- Born: 6 April 1822 Zezemer, Vilna Governorate, Russian Empire
- Died: 21 August 1894 (aged 72) Vilnius
- Occupation: Writer
- Writing career
- Language: Hebrew, German
- Literary movement: Haskalah

= Isaac Rumsch =

Lithuanian Hebrew writer (1822–1894)

Isaac ben Moses Rumsch (יצחק בן־משה רומש; 6 April 1822 – 21 August 1894) was a Lithuanian Hebrew writer, translator, and educator.

==Biography==

Title page of Kin'at sifre kodesh (1873)

Isaac Rumsch was born in the village of Zezemer. At the age of nine he went to Vilna, where he studied the Talmud in the yeshiva of his brother Joseph Rumsch, and then in that of Rabbi Mordecai Melzer. Subsequently he acquired a knowledge of German and other secular subjects; but his plan of going to Germany to obtain a scientific education was frustrated by his disapproving relatives. When in 1853 the Russian government opened public schools for Jewish children in the government of Vilna, he, together with his friend Judah Löb Gordon, was appointed a teacher in the school of Ponevyezh.

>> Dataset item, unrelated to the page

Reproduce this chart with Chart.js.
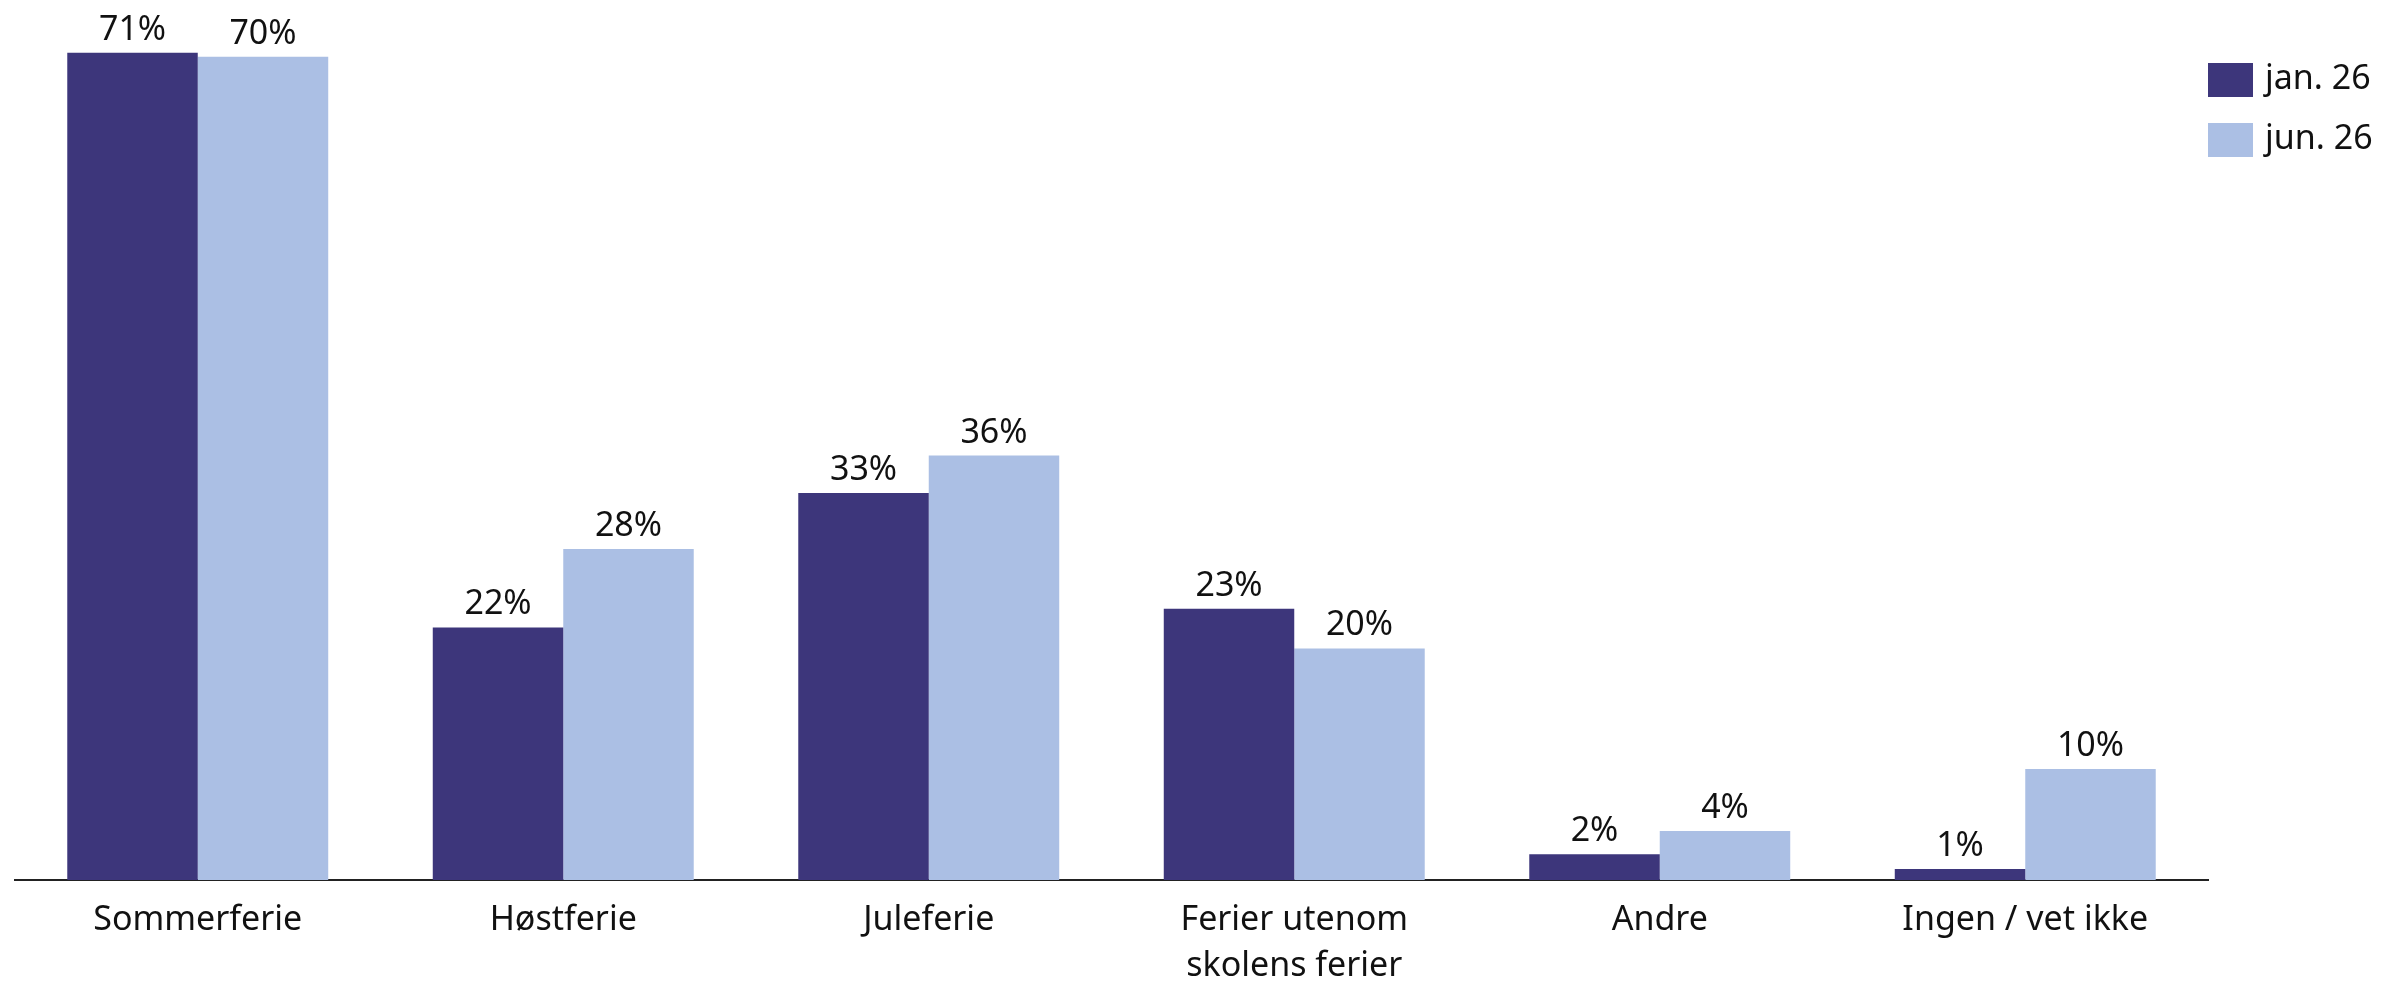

Besides numerous novels, he contributed articles to Ha-Karmel and Ha-Melitz and left in manuscript some Hebrew stories and notes on the Bible.

==Publications==
- "Kur 'oni" (1861) A free Hebrew translation of Robinson Crusoe from the German of Franz Rauch.
- "Kin'at sifre kodesh" (1873) Critical glosses on Leon Mandelstamm's Russian translation of the Psalms, together with notes on some of them.
- "Shelumat resha'im" (1875) A story of Jewish life, published alongside the Hebrew novel Ḥatikhat bad.
- "Megillat Ester ha-sheniyah" (1883) A historical novel of Esterka, the mistress Polish king Casimir the Great.
- "Bat-ḥayil" (1889) A historical novel of Jewish life in Spain in the fourteenth century, freely translated from Ludwig Philippson.